Genard Avery also figures to be given a chance at more snaps, considering the team traded a 2021 fourth-round pick for him at the trade deadline.
Still, Curry was productive last year and, like anyone still on the market right now, he can’t be too picky about his potential role.
The Eagles’ linebacker position, even when you consider how heavily they rely on sub packages, is dubious. The group requires projection no matter how you look at it, but the Eagles have seen a lot more of T.J. Edwards as an early-down linebacker in practice than we’ve seen in the four games he started last year. He and Nate Gerry could be the way forward, especially considering the team declined Bradham’s option and spent the early part of the offseason saying how important it was to get younger and healthier. But Bradham was the team’s most consistent linebacker and was typically the one to stay on the field when the defense went into sub packages.
Gerry impressed Eagles defensive coordinator Jim Schwartz when asked to call plays while Bradham battled a foot and ankle injury, but Bradham would still bring value at some point, especially considering the socially distant offseason will stunt the growth of Davion Taylor, an already raw linebacker, and T.J. Edwards in his second year.
The door is still open for the 38-year-old to return for his 17th season. To re-sign the left tackle would more than likely cause 2019 first-round-pick Andre Dillard to spend another season waiting in the wings.
The Eagles moved up in that draft to take Dillard. He had an up-and-down rookie year, but the Eagles’ front office made a significant investment and needs to see what it has in the coveted tackle out of Washington St.
Again, the Eagles preached an emphasis on getting younger and healthier this offseason, so reuniting with Peters would be quite the relapse, but it can’t be ruled out.
Is there any risk of the NFL season being delayed or teams having to play in empty stadiums? — From Dan May (@dannmaal) on Twitter.

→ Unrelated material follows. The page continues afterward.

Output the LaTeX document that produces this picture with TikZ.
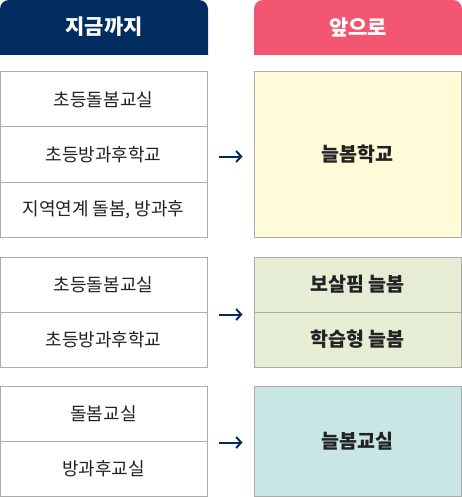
\documentclass[tikz,border=0pt]{standalone}
\usepackage{fontspec}
\setmainfont{Noto Sans CJK KR}
\usepackage{tikz}
\usetikzlibrary{arrows.meta,positioning,calc}
\definecolor{navy}{RGB}{0,44,94}
\definecolor{rose}{RGB}{243,86,112}
\definecolor{paleyellow}{RGB}{255,250,215}
\definecolor{palegreen}{RGB}{229,237,213}
\definecolor{paleteal}{RGB}{200,230,228}
\definecolor{linegray}{RGB}{171,171,171}
\definecolor{ink}{RGB}{34,34,34}
\tikzset{
  cell/.style={draw=linegray,line width=1pt,fill=white,minimum width=207pt,
    minimum height=55pt,inner sep=0pt,font=\fontsize{18}{21}\selectfont,text=ink},
  newbox/.style={cell,font=\fontsize{19.5}{22}\selectfont\bfseries},
  headtext/.style={font=\fontsize{21}{24}\selectfont\bfseries,text=white},
  flow/.style={line width=2pt,navy,-{Straight Barb[length=5pt,width=11pt]},
    shorten <=11pt,shorten >=11pt}
}
\begin{document}
\begin{tikzpicture}[x=1pt,y=-1pt]
  \useasboundingbox (0,0) rectangle (462,497);
  % headers
  \fill[navy] (0,55) [rounded corners=9pt] -- (0,0) -- (208,0) [sharp corners] -- (208,55) -- cycle;
  \fill[rose] (254,55) [rounded corners=9pt] -- (254,0) -- (462,0) [sharp corners] -- (462,55) -- cycle;
  \node[headtext] (hnow) at (104,27) {지금까지};
  \node[headtext] (hnext) at (358,27) {앞으로};
  % group 1
  \node[cell] (a1) at (103.5,99.5) {초등돌봄교실};
  \node[cell] (a2) at (103.5,154.5) {초등방과후학교};
  \node[cell] (a3) at (103.5,209.5) {지역연계 돌봄, 방과후};
  \node[newbox,fill=paleyellow,minimum height=165pt] (na) at (357.5,154.5) {늘봄학교};
  % group 2
  \node[cell] (b1) at (103.5,284.5) {초등돌봄교실};
  \node[cell] (b2) at (103.5,339.5) {초등방과후학교};
  \node[newbox,fill=palegreen] (nb1) at (357.5,284.5) {보살핌 늘봄};
  \node[newbox,fill=palegreen] (nb2) at (357.5,339.5) {학습형 늘봄};
  % group 3
  \node[cell] (c1) at (103.5,413.5) {돌봄교실};
  \node[cell] (c2) at (103.5,468.5) {방과후교실};
  \node[newbox,fill=paleteal,minimum height=110pt] (nc) at (357.5,441) {늘봄교실};
  % arrows
  \draw[flow] ([yshift=-2pt]a2.east) -- ([yshift=-2pt]a2.east -| na.west);
  \draw[flow] ([yshift=-2pt]b1.south east) -- ([yshift=-2pt]nb1.south west);
  \draw[flow] ([yshift=-1pt]c1.south east) -- ([yshift=-1pt]c1.south east -| nc.west);
\end{tikzpicture}
\end{document}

Good question, Dan. I’m not a doctor, and I’m not going to get too into any predictions here. I think the next few weeks will tell us a lot about what the season could look like. I’m certain of one thing: It will not look like it typically does. Best-case scenario is the NFL has a successful NBA experiment to go off and can use that as a starting point. There will be obstacles specific to the NFL, like the sheer volume of people who are in tight quarters during training camp and games, but it’s still unknown what things will look like by then.